A key difference between frequentist and Bayesian approaches is their interpretation of probability. Frequentist methods view probability as a long-run frequency, interpreting estimates and intervals based on how they perform over many trials. Bayesian methods, however, treat probability as a measure of belief or uncertainty, allowing direct statements about the likelihood of a parameter value given the data. This can be powerful for integrating past experiences with current observations.
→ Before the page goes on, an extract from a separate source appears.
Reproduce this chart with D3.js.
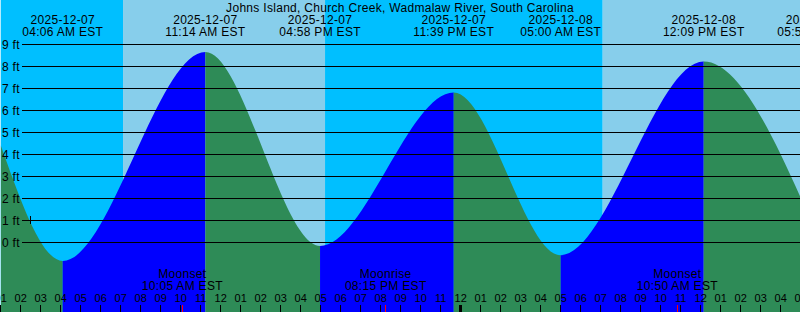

Handling New Data: Frequentist vs. Bayesian
Another distinction is how each approach handles new data. Frequentist methods treat each dataset independently, recalculating estimates as if starting from scratch each time. In contrast, Bayesian methods view data accumulation as a cumulative process, continuously refining existing knowledge with each new dataset. This makes the Bayesian approach particularly effective for continuous learning and adaptation, such as adjusting pricing algorithms or predicting demand in different neighborhoods.
Complementary Approaches
The frequentist approach’s reliance on fixed procedures and confidence levels offers a clear, objective framework for statistical inference but may not fully utilize prior knowledge. Bayesian methods introduce subjectivity through prior distributions, which can be a disadvantage but also beneficial when prior knowledge is valuable or decisions must be made amid uncertainty.
In conclusion, frequentist and Bayesian approaches offer complementary perspectives on statistical inference, especially in real-time data environments like Uber. The frequentist approach provides a robust framework with clear procedures, while the Bayesian approach offers flexibility and a dynamic method for updating beliefs as new information emerges. The choice between these methods depends on the context, including the need for real-time decisions and the availability of prior information. Together, these approaches form a comprehensive toolkit for addressing challenges in data analysis and decision-making within a technology-driven company like Uber.